1. Conflict Into Clarity (Bulacan)
A manufacturing supervisor used to avoid conflict at all costs. When two senior staff clashed, he would hope the issue would disappear on its own. Instead, resentment built up and affected the entire production line.
During training, he practiced a structured dialogue method: listen first, clarify concerns, then agree on next steps. Weeks later, he used the same approach on the shop floor. The feud ended, and productivity rose.
The shift: from avoidance to alignment.
2. Feedback That Fuels Growth (Metro Manila BPO)
A young manager was terrified of giving feedback. She worried her team would dislike her or feel attacked. As a result, performance issues piled up.
In training, she learned a simple framework: affirm what’s working, address what needs improvement, and agree on an action plan. The first time she tried it, her team thanked her for the clarity. Within months, her team’s retention improved.
The shift: from fear of feedback to fueling growth.

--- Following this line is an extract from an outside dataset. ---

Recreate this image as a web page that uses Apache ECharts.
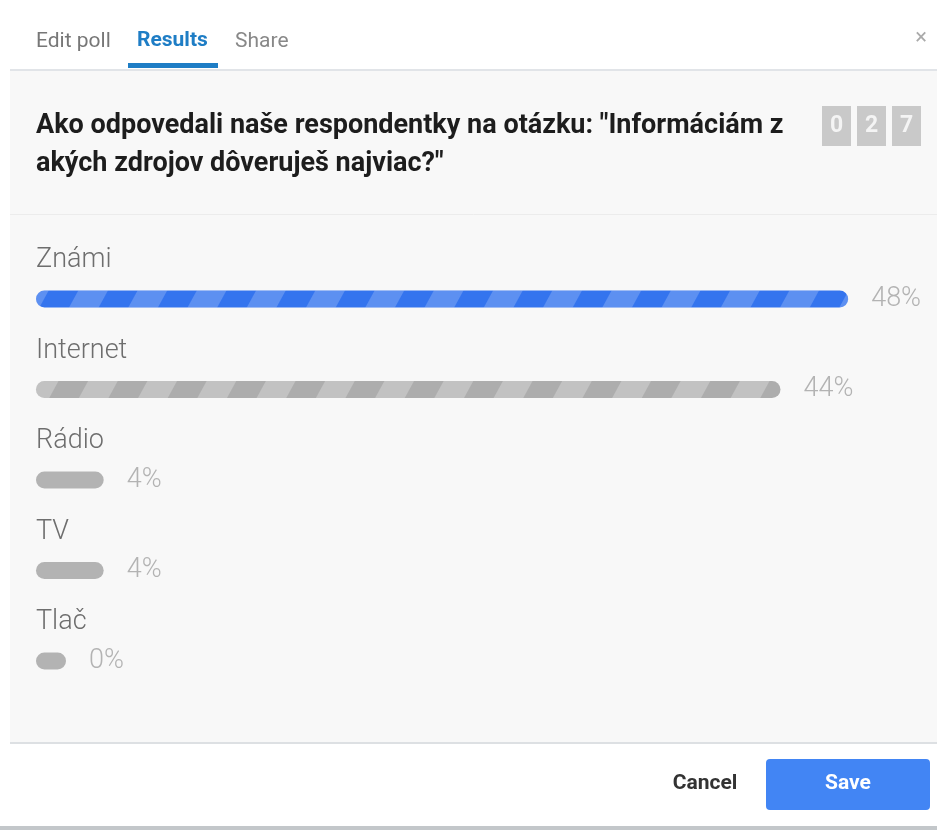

3. Trust Before Targets (Cavite Call Center)
This company struggled with high attrition. Supervisors pushed hard on targets but neglected the trust of their teams.
In a workshop, leaders practiced small but powerful trust-building habits: keeping commitments, recognizing effort, and being transparent about decisions. Attrition dropped. More importantly, employees began volunteering ideas to improve processes.
The shift: from compliance to commitment.
4. Confidence Under Pressure (Laguna Factory)
A foreman struggled with indecision. He delayed approvals, fearing mistakes, which slowed production.
In training, he practiced decision-making drills under time pressure. He learned to weigh options quickly and act with confidence. On the floor, his team noticed the difference immediately—production flowed smoother, and trust in his leadership grew.
The shift: from hesitation to confident action.
These stories remind me of a simple truth: leadership training can change behavior when it’s designed around practice, not just theory.